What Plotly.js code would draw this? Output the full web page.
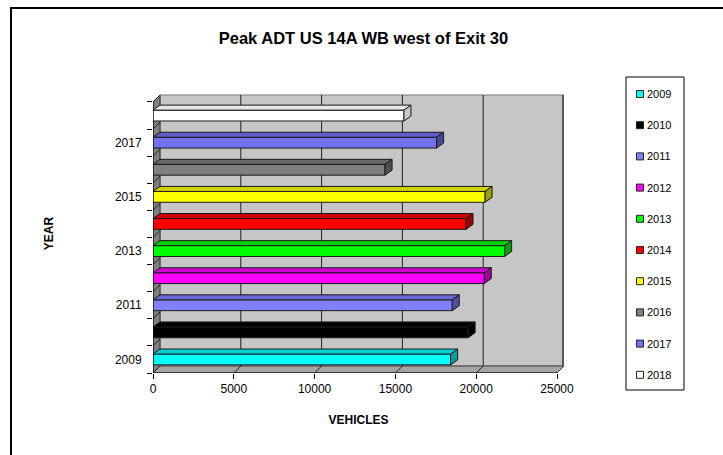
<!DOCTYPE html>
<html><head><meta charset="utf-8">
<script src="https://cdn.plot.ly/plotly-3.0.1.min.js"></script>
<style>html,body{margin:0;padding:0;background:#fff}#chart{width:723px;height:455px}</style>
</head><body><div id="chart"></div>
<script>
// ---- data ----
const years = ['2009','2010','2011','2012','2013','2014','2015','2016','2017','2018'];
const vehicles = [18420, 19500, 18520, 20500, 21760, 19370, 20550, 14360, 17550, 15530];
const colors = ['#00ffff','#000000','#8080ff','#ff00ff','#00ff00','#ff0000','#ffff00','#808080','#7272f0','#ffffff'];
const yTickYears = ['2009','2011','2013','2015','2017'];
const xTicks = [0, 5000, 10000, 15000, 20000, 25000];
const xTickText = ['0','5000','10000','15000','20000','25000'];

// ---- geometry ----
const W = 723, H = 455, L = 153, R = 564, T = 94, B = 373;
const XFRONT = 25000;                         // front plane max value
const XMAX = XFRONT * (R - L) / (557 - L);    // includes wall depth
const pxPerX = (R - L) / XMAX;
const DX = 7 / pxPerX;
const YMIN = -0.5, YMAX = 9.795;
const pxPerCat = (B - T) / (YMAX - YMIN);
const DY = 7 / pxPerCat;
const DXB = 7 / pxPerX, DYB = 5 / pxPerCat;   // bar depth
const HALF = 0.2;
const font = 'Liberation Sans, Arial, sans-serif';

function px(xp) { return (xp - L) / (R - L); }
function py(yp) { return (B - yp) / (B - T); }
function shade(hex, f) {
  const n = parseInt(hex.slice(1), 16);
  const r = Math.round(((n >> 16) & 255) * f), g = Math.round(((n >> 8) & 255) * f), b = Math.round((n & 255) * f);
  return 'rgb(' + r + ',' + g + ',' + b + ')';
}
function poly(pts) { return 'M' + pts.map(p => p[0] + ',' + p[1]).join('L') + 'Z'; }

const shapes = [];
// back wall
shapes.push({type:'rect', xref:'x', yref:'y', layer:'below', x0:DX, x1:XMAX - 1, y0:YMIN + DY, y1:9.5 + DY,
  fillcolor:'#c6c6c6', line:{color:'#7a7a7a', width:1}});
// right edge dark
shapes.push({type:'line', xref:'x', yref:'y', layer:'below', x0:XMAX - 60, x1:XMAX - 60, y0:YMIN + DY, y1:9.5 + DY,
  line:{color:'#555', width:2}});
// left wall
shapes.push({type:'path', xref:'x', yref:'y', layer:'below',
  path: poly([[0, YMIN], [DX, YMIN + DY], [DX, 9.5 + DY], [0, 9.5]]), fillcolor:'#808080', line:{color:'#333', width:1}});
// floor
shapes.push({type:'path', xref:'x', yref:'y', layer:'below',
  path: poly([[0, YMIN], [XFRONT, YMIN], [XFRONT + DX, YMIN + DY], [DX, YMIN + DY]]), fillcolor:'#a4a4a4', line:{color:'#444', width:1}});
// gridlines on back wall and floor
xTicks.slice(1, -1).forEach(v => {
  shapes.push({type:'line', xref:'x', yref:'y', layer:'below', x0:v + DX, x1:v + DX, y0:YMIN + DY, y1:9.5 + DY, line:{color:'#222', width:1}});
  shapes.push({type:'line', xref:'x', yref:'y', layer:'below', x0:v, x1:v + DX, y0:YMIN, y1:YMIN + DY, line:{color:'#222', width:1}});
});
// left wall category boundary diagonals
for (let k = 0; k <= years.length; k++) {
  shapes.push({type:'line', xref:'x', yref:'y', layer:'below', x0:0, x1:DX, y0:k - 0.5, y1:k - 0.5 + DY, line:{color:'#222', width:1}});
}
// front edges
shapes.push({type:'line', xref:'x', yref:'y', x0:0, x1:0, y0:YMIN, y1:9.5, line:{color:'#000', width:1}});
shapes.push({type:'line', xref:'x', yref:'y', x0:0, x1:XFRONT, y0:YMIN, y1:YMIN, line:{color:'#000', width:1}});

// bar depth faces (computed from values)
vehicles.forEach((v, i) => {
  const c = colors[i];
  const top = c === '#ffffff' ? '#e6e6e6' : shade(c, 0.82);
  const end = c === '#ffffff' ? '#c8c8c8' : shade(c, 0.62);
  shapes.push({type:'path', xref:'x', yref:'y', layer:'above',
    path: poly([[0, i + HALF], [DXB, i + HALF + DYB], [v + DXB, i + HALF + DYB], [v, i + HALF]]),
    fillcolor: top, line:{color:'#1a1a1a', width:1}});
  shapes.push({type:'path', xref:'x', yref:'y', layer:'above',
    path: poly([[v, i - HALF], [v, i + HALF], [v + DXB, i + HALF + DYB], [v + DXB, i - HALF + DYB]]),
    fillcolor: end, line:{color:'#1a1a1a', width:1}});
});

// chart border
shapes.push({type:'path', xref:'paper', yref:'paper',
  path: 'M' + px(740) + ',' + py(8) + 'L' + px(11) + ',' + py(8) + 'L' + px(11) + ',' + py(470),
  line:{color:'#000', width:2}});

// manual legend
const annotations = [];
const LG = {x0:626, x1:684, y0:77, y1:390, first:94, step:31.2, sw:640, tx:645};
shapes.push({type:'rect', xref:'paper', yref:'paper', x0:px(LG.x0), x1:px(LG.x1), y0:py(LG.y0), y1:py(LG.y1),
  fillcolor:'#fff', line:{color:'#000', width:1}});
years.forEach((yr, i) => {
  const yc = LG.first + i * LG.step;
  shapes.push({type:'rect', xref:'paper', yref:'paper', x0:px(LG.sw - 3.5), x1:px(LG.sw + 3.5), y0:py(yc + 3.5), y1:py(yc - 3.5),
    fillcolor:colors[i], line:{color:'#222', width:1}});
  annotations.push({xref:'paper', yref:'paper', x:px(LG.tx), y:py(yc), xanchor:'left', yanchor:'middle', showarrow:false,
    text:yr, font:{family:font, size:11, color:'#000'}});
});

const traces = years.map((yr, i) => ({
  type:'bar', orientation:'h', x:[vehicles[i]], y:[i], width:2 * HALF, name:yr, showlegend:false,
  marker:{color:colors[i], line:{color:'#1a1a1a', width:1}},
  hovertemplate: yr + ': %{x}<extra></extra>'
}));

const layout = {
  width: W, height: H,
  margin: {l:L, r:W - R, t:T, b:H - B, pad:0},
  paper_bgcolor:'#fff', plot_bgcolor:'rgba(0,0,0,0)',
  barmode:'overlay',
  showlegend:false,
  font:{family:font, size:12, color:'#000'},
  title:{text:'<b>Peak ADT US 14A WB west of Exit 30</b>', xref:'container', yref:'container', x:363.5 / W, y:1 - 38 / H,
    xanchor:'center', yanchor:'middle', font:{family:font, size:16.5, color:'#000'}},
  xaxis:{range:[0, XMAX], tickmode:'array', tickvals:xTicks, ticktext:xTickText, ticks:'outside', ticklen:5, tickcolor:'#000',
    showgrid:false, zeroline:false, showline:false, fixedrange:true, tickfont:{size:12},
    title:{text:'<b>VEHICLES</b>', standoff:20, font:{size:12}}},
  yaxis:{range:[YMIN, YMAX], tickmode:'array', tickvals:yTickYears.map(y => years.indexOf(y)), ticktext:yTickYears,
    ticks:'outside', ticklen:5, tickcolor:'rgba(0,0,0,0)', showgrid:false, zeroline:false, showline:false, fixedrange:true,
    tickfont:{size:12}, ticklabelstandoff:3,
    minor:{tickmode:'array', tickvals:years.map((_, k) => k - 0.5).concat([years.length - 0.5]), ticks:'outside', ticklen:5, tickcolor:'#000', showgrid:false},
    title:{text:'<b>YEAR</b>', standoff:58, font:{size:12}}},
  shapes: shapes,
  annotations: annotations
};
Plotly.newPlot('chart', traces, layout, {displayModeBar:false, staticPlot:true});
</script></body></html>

-- -- --

STATED GOAL:
Write out the whole listing again, exactly, with no pictures.

REPLY:
What Plotly.js code would draw this? Output the full web page.
<!DOCTYPE html>
<html><head><meta charset="utf-8">
<script src="https://cdn.plot.ly/plotly-3.0.1.min.js"></script>
<style>html,body{margin:0;padding:0;background:#fff}#chart{width:723px;height:455px}</style>
</head><body><div id="chart"></div>
<script>
// ---- data ----
const years = ['2009','2010','2011','2012','2013','2014','2015','2016','2017','2018'];
const vehicles = [18420, 19500, 18520, 20500, 21760, 19370, 20550, 14360, 17550, 15530];
const colors = ['#00ffff','#000000','#8080ff','#ff00ff','#00ff00','#ff0000','#ffff00','#808080','#7272f0','#ffffff'];
const yTickYears = ['2009','2011','2013','2015','2017'];
const xTicks = [0, 5000, 10000, 15000, 20000, 25000];
const xTickText = ['0','5000','10000','15000','20000','25000'];

// ---- geometry ----
const W = 723, H = 455, L = 153, R = 564, T = 94, B = 373;
const XFRONT = 25000;                         // front plane max value
const XMAX = XFRONT * (R - L) / (557 - L);    // includes wall depth
const pxPerX = (R - L) / XMAX;
const DX = 7 / pxPerX;
const YMIN = -0.5, YMAX = 9.795;
const pxPerCat = (B - T) / (YMAX - YMIN);
const DY = 7 / pxPerCat;
const DXB = 7 / pxPerX, DYB = 5 / pxPerCat;   // bar depth
const HALF = 0.2;
const font = 'Liberation Sans, Arial, sans-serif';

function px(xp) { return (xp - L) / (R - L); }
function py(yp) { return (B - yp) / (B - T); }
function shade(hex, f) {
  const n = parseInt(hex.slice(1), 16);
  const r = Math.round(((n >> 16) & 255) * f), g = Math.round(((n >> 8) & 255) * f), b = Math.round((n & 255) * f);
  return 'rgb(' + r + ',' + g + ',' + b + ')';
}
function poly(pts) { return 'M' + pts.map(p => p[0] + ',' + p[1]).join('L') + 'Z'; }

const shapes = [];
// back wall
shapes.push({type:'rect', xref:'x', yref:'y', layer:'below', x0:DX, x1:XMAX - 1, y0:YMIN + DY, y1:9.5 + DY,
  fillcolor:'#c6c6c6', line:{color:'#7a7a7a', width:1}});
// right edge dark
shapes.push({type:'line', xref:'x', yref:'y', layer:'below', x0:XMAX - 60, x1:XMAX - 60, y0:YMIN + DY, y1:9.5 + DY,
  line:{color:'#555', width:2}});
// left wall
shapes.push({type:'path', xref:'x', yref:'y', layer:'below',
  path: poly([[0, YMIN], [DX, YMIN + DY], [DX, 9.5 + DY], [0, 9.5]]), fillcolor:'#808080', line:{color:'#333', width:1}});
// floor
shapes.push({type:'path', xref:'x', yref:'y', layer:'below',
  path: poly([[0, YMIN], [XFRONT, YMIN], [XFRONT + DX, YMIN + DY], [DX, YMIN + DY]]), fillcolor:'#a4a4a4', line:{color:'#444', width:1}});
// gridlines on back wall and floor
xTicks.slice(1, -1).forEach(v => {
  shapes.push({type:'line', xref:'x', yref:'y', layer:'below', x0:v + DX, x1:v + DX, y0:YMIN + DY, y1:9.5 + DY, line:{color:'#222', width:1}});
  shapes.push({type:'line', xref:'x', yref:'y', layer:'below', x0:v, x1:v + DX, y0:YMIN, y1:YMIN + DY, line:{color:'#222', width:1}});
});
// left wall category boundary diagonals
for (let k = 0; k <= years.length; k++) {
  shapes.push({type:'line', xref:'x', yref:'y', layer:'below', x0:0, x1:DX, y0:k - 0.5, y1:k - 0.5 + DY, line:{color:'#222', width:1}});
}
// front edges
shapes.push({type:'line', xref:'x', yref:'y', x0:0, x1:0, y0:YMIN, y1:9.5, line:{color:'#000', width:1}});
shapes.push({type:'line', xref:'x', yref:'y', x0:0, x1:XFRONT, y0:YMIN, y1:YMIN, line:{color:'#000', width:1}});

// bar depth faces (computed from values)
vehicles.forEach((v, i) => {
  const c = colors[i];
  const top = c === '#ffffff' ? '#e6e6e6' : shade(c, 0.82);
  const end = c === '#ffffff' ? '#c8c8c8' : shade(c, 0.62);
  shapes.push({type:'path', xref:'x', yref:'y', layer:'above',
    path: poly([[0, i + HALF], [DXB, i + HALF + DYB], [v + DXB, i + HALF + DYB], [v, i + HALF]]),
    fillcolor: top, line:{color:'#1a1a1a', width:1}});
  shapes.push({type:'path', xref:'x', yref:'y', layer:'above',
    path: poly([[v, i - HALF], [v, i + HALF], [v + DXB, i + HALF + DYB], [v + DXB, i - HALF + DYB]]),
    fillcolor: end, line:{color:'#1a1a1a', width:1}});
});

// chart border
shapes.push({type:'path', xref:'paper', yref:'paper',
  path: 'M' + px(740) + ',' + py(8) + 'L' + px(11) + ',' + py(8) + 'L' + px(11) + ',' + py(470),
  line:{color:'#000', width:2}});

// manual legend
const annotations = [];
const LG = {x0:626, x1:684, y0:77, y1:390, first:94, step:31.2, sw:640, tx:645};
shapes.push({type:'rect', xref:'paper', yref:'paper', x0:px(LG.x0), x1:px(LG.x1), y0:py(LG.y0), y1:py(LG.y1),
  fillcolor:'#fff', line:{color:'#000', width:1}});
years.forEach((yr, i) => {
  const yc = LG.first + i * LG.step;
  shapes.push({type:'rect', xref:'paper', yref:'paper', x0:px(LG.sw - 3.5), x1:px(LG.sw + 3.5), y0:py(yc + 3.5), y1:py(yc - 3.5),
    fillcolor:colors[i], line:{color:'#222', width:1}});
  annotations.push({xref:'paper', yref:'paper', x:px(LG.tx), y:py(yc), xanchor:'left', yanchor:'middle', showarrow:false,
    text:yr, font:{family:font, size:11, color:'#000'}});
});

const traces = years.map((yr, i) => ({
  type:'bar', orientation:'h', x:[vehicles[i]], y:[i], width:2 * HALF, name:yr, showlegend:false,
  marker:{color:colors[i], line:{color:'#1a1a1a', width:1}},
  hovertemplate: yr + ': %{x}<extra></extra>'
}));

const layout = {
  width: W, height: H,
  margin: {l:L, r:W - R, t:T, b:H - B, pad:0},
  paper_bgcolor:'#fff', plot_bgcolor:'rgba(0,0,0,0)',
  barmode:'overlay',
  showlegend:false,
  font:{family:font, size:12, color:'#000'},
  title:{text:'<b>Peak ADT US 14A WB west of Exit 30</b>', xref:'container', yref:'container', x:363.5 / W, y:1 - 38 / H,
    xanchor:'center', yanchor:'middle', font:{family:font, size:16.5, color:'#000'}},
  xaxis:{range:[0, XMAX], tickmode:'array', tickvals:xTicks, ticktext:xTickText, ticks:'outside', ticklen:5, tickcolor:'#000',
    showgrid:false, zeroline:false, showline:false, fixedrange:true, tickfont:{size:12},
    title:{text:'<b>VEHICLES</b>', standoff:20, font:{size:12}}},
  yaxis:{range:[YMIN, YMAX], tickmode:'array', tickvals:yTickYears.map(y => years.indexOf(y)), ticktext:yTickYears,
    ticks:'outside', ticklen:5, tickcolor:'rgba(0,0,0,0)', showgrid:false, zeroline:false, showline:false, fixedrange:true,
    tickfont:{size:12}, ticklabelstandoff:3,
    minor:{tickmode:'array', tickvals:years.map((_, k) => k - 0.5).concat([years.length - 0.5]), ticks:'outside', ticklen:5, tickcolor:'#000', showgrid:false},
    title:{text:'<b>YEAR</b>', standoff:58, font:{size:12}}},
  shapes: shapes,
  annotations: annotations
};
Plotly.newPlot('chart', traces, layout, {displayModeBar:false, staticPlot:true});
</script></body></html>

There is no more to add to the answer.